Rarity finders: Iberian Wagtail on Scilly


April is a great month for flava wagtails on Scilly. Never common and frequently only one-day birds, they are always delightful given the variety of plumage characters on offer from the males. A few years ago I found a putative Ashy-headed Wagtail/'Southern Wagtail' on St Agnes which, given an absence of photos or sound recordings, was unsurprisingly found not proven. Others found further candidates in 2019 and 2021 which remain in circulation. In 2018 Graham Gordon turned up Britain's second accepted record of Iberian Wagtail – though there had been earlier sightings of good candidates on the islands.

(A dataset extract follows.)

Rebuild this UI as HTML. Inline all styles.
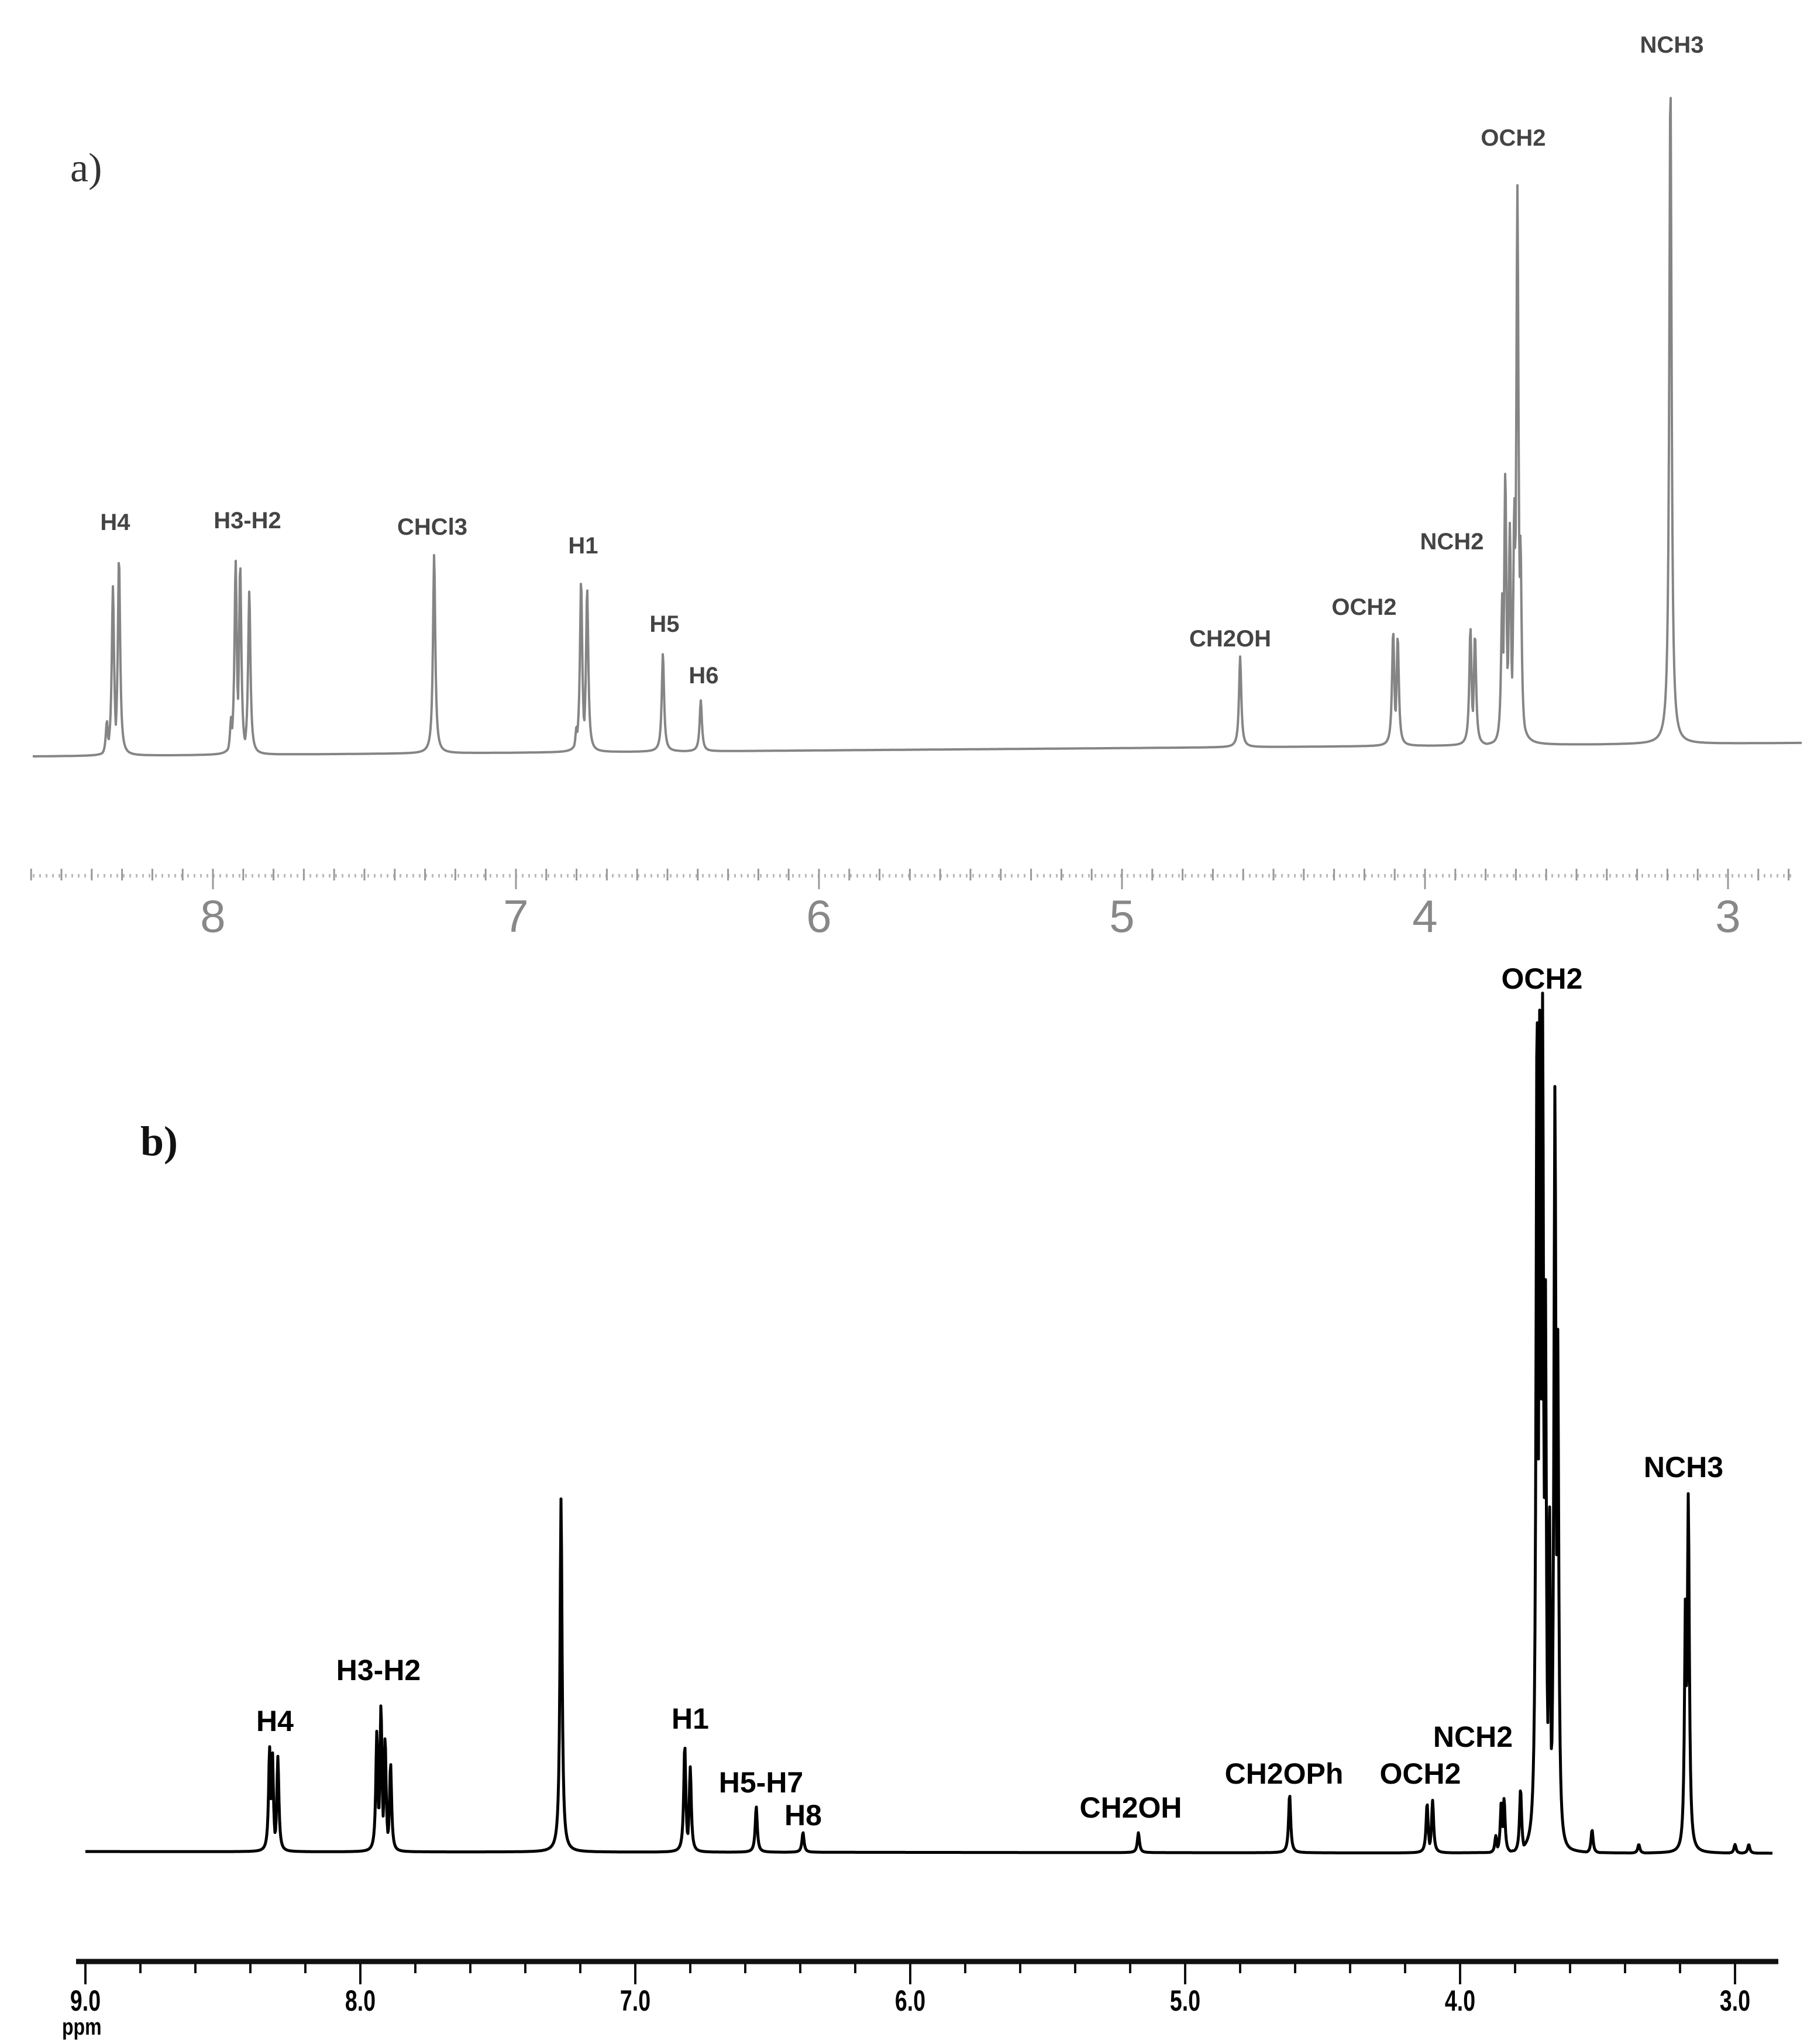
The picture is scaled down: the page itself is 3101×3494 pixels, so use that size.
<!DOCTYPE html>
<html><head><meta charset="utf-8"><style>
html,body{margin:0;padding:0;background:#fff;}
svg{display:block;}
.tl{font-family:"Liberation Sans",sans-serif;font-weight:bold;font-size:40px;fill:#444;text-anchor:middle;}
.bl{font-family:"Liberation Sans",sans-serif;font-weight:bold;font-size:50px;fill:#000;text-anchor:middle;}
</style></head><body>
<svg id="chart" width="3101" height="3494" viewBox="0 0 3101 3494" xmlns="http://www.w3.org/2000/svg">
<rect width="3101" height="3494" fill="#fff"/>
<g id="top"></g>
<g id="bot"></g>
<text x="120" y="310" font-family="Liberation Serif,serif" font-size="70" fill="#333">a)</text>
<text x="240" y="1975" font-family="Liberation Serif,serif" font-weight="bold" font-size="72" fill="#111">b)</text>
<g>
<text class="tl" x="197" y="906">H4</text>
<text class="tl" x="423" y="903">H3-H2</text>
<text class="tl" x="739" y="914">CHCl3</text>
<text class="tl" x="997" y="946">H1</text>
<text class="tl" x="1136" y="1080">H5</text>
<text class="tl" x="1203" y="1168">H6</text>
<text class="tl" x="2103" y="1105">CH2OH</text>
<text class="tl" x="2332" y="1051">OCH2</text>
<text class="tl" x="2482" y="939">NCH2</text>
<text class="tl" x="2587" y="249">OCH2</text>
<text class="tl" x="2858" y="90">NCH3</text>
</g>
<g>
<text class="bl" x="470" y="2959">H4</text>
<text class="bl" x="647" y="2872">H3-H2</text>
<text class="bl" x="1180" y="2955">H1</text>
<text class="bl" x="1301" y="3064">H5-H7</text>
<text class="bl" x="1373" y="3120">H8</text>
<text class="bl" x="1933" y="3107">CH2OH</text>
<text class="bl" x="2195" y="3049">CH2OPh</text>
<text class="bl" x="2428" y="3049">OCH2</text>
<text class="bl" x="2518" y="2986">NCH2</text>
<text class="bl" x="2636" y="1690">OCH2</text>
<text class="bl" x="2878" y="2525">NCH3</text>
</g>
</svg>
<script>
// Panel a data
const topPpm = [8.35, 8.33, 8.31, 7.94, 7.925, 7.91, 7.88, 7.27, 6.80, 6.785, 6.765, 6.515, 6.39, 4.61, 4.105, 4.09, 3.85, 3.835, 3.745, 3.735, 3.72, 3.705, 3.695, 3.685, 3.19];
const topHeights = [60, 290, 340, 65, 333, 327, 280, 340, 45, 295, 280, 168, 87, 155, 197, 188, 202, 190, 260, 470, 380, 425, 957, 360, 1140];
const topTicks = [8, 7, 6, 5, 4, 3];
// Panel b data
const botPpm = [8.33, 8.32, 8.30, 7.94, 7.925, 7.91, 7.89, 7.27, 6.82, 6.80, 6.56, 6.39, 5.17, 4.62, 4.12, 4.10, 3.87, 3.85, 3.84, 3.78, 3.72, 3.71, 3.70, 3.69, 3.675, 3.655, 3.645, 3.52, 3.35, 3.18, 3.17, 3.0, 2.95];
const botHeights = [180, 175, 163, 208, 253, 197, 152, 605, 184, 146, 78, 34, 34, 100, 85, 90, 30, 90, 94, 110, 1470, 1470, 1470, 1000, 600, 1317, 900, 40, 15, 450, 616, 15, 15];
const botTicks = ["9.0", "8.0", "7.0", "6.0", "5.0", "4.0", "3.0"];

const NS = "http://www.w3.org/2000/svg";
function mk(tag, attrs, parent){const e=document.createElementNS(NS,tag);for(const k in attrs)e.setAttribute(k,attrs[k]);parent.appendChild(e);return e;}
const xTop = p => 364 + (8 - p) * 518;
const xBot = p => 146 + (9 - p) * 470;

function spectrum(ppms, hs, isTop, x0, x1, base0, base1, w){
  let pts=[];
  for(let x=x0;x<=x1;x+=1){
    const ppm = isTop ? 8 - (x-364)/518 : 9 - (x-146)/470;
    let y = base0 + (base1-base0)*(x-x0)/(x1-x0);
    let mx=0;
    for(let i=0;i<ppms.length;i++){const d=(ppm-ppms[i])/w;const v=hs[i]/(1+d*d);mx=Math.max(mx,v);}
    y -= mx;
    pts.push(x+","+y.toFixed(1));
  }
  return pts.join(" ");
}
const gt=document.getElementById('top');
const lineA=mk('polyline',{points:spectrum(topPpm,topHeights,true,56,3080,1293,1270,0.0045),fill:'none',stroke:'#858585','stroke-width':4,'stroke-linejoin':'round'},gt);


const axA=mk('line',{x1:56,y1:1497,x2:3070,y2:1497,stroke:'#bbb','stroke-width':6,'stroke-dasharray':'3 8'},gt);


for(let k=0;k<=58;k++){
  const p=8.6-k*0.1; const x=xTop(p); const major=Math.abs(p-Math.round(p))<0.01;
  const t=mk('line',{x1:x,y1:1485,x2:x,y2:major?1520:1505,stroke:'#999','stroke-width':3},gt);
  
  
}
topTicks.forEach(v=>{
  const t=mk('text',{x:xTop(v),y:1593,'text-anchor':'middle','font-family':'Liberation Sans,sans-serif','font-size':78,fill:'#888'},gt);
  t.textContent=String(v);
  
  
});

const gb=document.getElementById('bot');
const lineB=mk('polyline',{points:spectrum(botPpm,botHeights,false,146,3030,3165,3168,0.0045),fill:'none',stroke:'#000','stroke-width':5,'stroke-linejoin':'round'},gb);


const axB=mk('line',{x1:130,y1:3353,x2:3040,y2:3353,stroke:'#111','stroke-width':9},gb);


for(let k=0;k<=30;k++){
  const p=9-k*0.2; const x=xBot(p); const major=Math.abs(p-Math.round(p))<0.01;
  const t=mk('line',{x1:x,y1:3353,x2:x,y2:major?3392:3373,stroke:'#111','stroke-width':4},gb);
  
  
}
botTicks.forEach(v=>{
  const x=xBot(parseFloat(v));
  const t=mk('text',{x:0,y:0,'text-anchor':'middle','font-family':'Liberation Sans,sans-serif','font-weight':'bold','font-size':50,fill:'#000',transform:`translate(${x},3437) scale(0.75,1)`},gb);
  t.textContent=v;
  
  
});
const ppm=mk('text',{x:0,y:0,'font-family':'Liberation Sans,sans-serif','font-weight':'bold','font-size':40,fill:'#000',transform:'translate(106,3478) scale(0.8,1)'},gb);
ppm.textContent='ppm';


</script>
</body></html>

Wednesday 13 April was fairly typical, in that I was late heading home for lunch – the commute on Scilly is terrible! I had taken to taking a detour past Little Porth, a small bay familiar to many birders, at the western end of Porthcressa. It can be a bit of a sun trap and frequently holds migrants that feed on the invertebrates associated with the sand and stranded beds of weed. Recent highlights had been two Siberian Chiffchaffs and at least five Black Redstarts, as well as the notable presence of a handy bench.

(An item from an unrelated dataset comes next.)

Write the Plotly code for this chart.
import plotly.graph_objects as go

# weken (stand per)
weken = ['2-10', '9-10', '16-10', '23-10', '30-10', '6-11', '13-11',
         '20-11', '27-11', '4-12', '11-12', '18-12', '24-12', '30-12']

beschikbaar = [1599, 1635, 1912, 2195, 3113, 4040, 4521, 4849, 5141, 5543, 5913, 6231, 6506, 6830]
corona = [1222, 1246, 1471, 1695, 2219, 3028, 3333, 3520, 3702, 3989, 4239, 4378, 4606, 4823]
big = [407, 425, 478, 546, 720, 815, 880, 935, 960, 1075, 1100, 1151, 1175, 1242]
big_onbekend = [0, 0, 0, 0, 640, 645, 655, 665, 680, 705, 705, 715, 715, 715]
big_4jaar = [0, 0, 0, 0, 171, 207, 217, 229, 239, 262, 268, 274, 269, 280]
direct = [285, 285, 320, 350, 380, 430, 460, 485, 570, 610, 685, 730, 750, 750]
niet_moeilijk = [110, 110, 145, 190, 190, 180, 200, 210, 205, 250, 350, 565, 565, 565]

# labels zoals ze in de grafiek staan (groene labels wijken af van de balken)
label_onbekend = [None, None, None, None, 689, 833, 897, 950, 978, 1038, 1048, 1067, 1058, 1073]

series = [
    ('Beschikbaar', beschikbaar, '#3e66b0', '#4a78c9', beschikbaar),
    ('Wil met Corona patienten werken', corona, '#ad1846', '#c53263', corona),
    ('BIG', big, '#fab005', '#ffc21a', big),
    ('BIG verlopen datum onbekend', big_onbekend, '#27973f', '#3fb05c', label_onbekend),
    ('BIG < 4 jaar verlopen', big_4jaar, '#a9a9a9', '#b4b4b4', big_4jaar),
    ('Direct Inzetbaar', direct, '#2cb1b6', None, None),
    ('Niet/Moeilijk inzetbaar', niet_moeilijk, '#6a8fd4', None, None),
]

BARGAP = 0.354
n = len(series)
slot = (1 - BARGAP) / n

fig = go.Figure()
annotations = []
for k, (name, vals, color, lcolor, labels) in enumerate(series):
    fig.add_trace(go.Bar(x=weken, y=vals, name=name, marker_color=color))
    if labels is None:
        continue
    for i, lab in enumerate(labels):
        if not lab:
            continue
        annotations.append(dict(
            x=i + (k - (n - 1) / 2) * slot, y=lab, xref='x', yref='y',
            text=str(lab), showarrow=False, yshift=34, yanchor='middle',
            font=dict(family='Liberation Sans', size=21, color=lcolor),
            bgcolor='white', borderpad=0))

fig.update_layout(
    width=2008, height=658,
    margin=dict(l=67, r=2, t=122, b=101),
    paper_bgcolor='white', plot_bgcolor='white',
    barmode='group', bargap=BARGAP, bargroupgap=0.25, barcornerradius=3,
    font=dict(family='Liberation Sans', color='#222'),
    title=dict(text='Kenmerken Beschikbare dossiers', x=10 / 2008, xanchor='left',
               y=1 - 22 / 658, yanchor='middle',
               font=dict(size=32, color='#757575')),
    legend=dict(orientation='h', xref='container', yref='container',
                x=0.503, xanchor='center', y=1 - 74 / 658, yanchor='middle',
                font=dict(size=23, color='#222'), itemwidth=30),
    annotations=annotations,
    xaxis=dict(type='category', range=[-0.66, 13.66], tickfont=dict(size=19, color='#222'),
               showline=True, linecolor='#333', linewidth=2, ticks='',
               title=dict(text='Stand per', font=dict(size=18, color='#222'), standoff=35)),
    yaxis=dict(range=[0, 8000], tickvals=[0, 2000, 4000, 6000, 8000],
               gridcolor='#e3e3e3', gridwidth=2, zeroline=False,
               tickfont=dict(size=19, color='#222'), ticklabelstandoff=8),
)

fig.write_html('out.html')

There are only two accepted British records of Iberian Wagtail away from Scilly since the first at Filey, North Yorkshire, in 2015 (Scott Reid).

I exchanged pleasantries with an islander interested in birds, who thought one of the Black Redstarts was still present and mentioned seeing 'a wagtail'. As there had been a number of White Wagtails I thought that the most likely and bid farewell. I had hardly gone a few yards, however, when a patch of vivid yellow caught my eye on the sand.

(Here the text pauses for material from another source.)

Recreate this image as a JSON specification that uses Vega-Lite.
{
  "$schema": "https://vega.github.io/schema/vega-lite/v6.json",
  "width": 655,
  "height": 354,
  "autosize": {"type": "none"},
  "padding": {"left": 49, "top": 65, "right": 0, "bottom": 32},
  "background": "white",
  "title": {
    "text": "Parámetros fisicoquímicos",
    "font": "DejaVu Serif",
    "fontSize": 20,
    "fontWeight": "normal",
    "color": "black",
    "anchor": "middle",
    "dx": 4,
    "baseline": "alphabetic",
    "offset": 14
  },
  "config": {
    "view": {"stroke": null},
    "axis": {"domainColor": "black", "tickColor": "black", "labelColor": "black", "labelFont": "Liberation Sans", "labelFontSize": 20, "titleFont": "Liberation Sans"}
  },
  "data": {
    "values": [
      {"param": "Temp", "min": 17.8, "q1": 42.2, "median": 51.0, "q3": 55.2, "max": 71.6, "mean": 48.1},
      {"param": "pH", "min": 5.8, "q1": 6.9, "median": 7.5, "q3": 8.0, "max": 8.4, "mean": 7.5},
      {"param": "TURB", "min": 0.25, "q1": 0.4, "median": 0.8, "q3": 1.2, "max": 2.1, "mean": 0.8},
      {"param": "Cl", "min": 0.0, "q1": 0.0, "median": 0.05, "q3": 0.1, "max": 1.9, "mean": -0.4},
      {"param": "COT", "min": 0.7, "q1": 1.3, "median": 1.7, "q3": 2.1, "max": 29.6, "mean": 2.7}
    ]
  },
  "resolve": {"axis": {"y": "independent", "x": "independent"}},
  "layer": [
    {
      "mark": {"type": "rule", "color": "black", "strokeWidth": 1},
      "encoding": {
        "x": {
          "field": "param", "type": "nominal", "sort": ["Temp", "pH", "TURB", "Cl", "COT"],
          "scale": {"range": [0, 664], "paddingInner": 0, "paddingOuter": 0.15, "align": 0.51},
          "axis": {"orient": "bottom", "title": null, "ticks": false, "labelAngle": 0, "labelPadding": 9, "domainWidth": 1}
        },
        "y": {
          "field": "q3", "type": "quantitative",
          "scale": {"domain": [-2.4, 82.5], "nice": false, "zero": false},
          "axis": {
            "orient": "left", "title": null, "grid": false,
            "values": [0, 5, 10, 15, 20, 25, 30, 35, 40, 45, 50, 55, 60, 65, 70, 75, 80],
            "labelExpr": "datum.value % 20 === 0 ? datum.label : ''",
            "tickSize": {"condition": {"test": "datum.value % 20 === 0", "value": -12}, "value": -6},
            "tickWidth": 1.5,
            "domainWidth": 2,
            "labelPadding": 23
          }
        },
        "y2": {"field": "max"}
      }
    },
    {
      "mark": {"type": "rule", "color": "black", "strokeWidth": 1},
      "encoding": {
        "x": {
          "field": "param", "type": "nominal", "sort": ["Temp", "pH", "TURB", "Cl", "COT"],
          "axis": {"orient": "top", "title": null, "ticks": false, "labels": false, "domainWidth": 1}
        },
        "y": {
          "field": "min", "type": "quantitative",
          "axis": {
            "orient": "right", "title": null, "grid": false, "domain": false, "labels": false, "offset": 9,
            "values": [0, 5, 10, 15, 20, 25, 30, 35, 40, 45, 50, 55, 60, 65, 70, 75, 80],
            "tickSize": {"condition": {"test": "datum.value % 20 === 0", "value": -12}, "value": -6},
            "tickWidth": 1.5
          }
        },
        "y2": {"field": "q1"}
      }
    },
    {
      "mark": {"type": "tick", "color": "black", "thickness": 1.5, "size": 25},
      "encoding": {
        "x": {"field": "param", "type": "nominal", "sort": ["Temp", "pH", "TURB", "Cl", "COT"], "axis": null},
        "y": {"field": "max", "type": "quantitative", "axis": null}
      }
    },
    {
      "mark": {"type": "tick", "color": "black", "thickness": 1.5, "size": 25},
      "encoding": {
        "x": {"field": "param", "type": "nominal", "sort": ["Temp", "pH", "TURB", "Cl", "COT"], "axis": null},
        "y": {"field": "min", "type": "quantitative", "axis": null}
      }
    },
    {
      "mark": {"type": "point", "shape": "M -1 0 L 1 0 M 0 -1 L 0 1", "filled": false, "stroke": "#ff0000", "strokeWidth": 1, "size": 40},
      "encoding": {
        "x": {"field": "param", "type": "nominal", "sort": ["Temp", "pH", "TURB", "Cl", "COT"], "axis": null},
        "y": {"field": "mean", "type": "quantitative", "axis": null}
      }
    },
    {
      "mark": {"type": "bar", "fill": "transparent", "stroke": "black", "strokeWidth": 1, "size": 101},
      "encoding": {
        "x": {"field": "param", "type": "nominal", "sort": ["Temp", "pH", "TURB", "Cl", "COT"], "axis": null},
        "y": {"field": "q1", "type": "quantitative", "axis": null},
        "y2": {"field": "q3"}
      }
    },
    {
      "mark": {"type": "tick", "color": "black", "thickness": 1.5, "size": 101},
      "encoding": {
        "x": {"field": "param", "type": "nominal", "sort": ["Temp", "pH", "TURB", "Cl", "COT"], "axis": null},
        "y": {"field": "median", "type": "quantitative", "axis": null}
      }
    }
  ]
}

A quick check with the bins and there was a belter of a flava wagtail. I scuttled back to Tony and lent him my bins to see this 'Blue-headed Wagtail'. I soon registered the white throat, having a brief 'bowl of petunias' moment and steeled myself for another intergrade encounter.

I popped the news out on WhatsApp as 'Blue-headed Wagtail with a white throat'. This was rather splendidly interpreted by some birders as there being a Common Whitethroat present too, which lured the Scilly year listers. Sam Viles had come back immediately querying the possibility of Iberian, but I wasn't so enthusiastic, partly as I'd forgotten what they looked like.

Scott Reid had been working nearby and soon arrived to take some photos. As we watched the bird from the path overlooking the beach, the wagtail and a Rock Pipit flew up and over the town. Was that it – gone? Thankfully it returned mere seconds later, steeply descending to the beach while calling. The call wasn't obviously like the North African birds I had lived with a couple of decades ago. It was more flava-like, perhaps with some 'hardness'. But my hearing is rubbish these days, so I was relieved that the ever-diligent Scott managed to get some decent recordings.

Regardless, by the time people had stopped looking for the 'whitethroat', Iberian Wagtail was indeed being strongly touted, with the slate-coloured head darker than the Blue-headed (nominate flava) that had arrived the day before. There was a long, narrow but distinct white supercilium, set off by an exquisite white crescent on the lower part of the eye-ring, as well as the previously mentioned white throat contrasting with yellow underparts. Having read that Dani Lopez Velasco had commented on Mark Pearson's first for Britain, I messaged him and he supported the identification as a 'classic' iberiae!

The Little Porth bird is the second Scilly record of Iberian Wagtail, after one on St Agnes in 2018 (Scott Reid).

The bird stayed until Saturday [16 April] evening, faithful to Little Porth in the main and providing wonderful views. It had given great enjoyment to a steady stream of admirers, including a number of visitors over for Easter and was remarkably confiding, allowing a close approach or when I was videoing it, at times walking steadily towards me. Towards the end of its stay it became rather frisky, chasing other birds including a Black Redstart, and seemed to give a bit of subsong.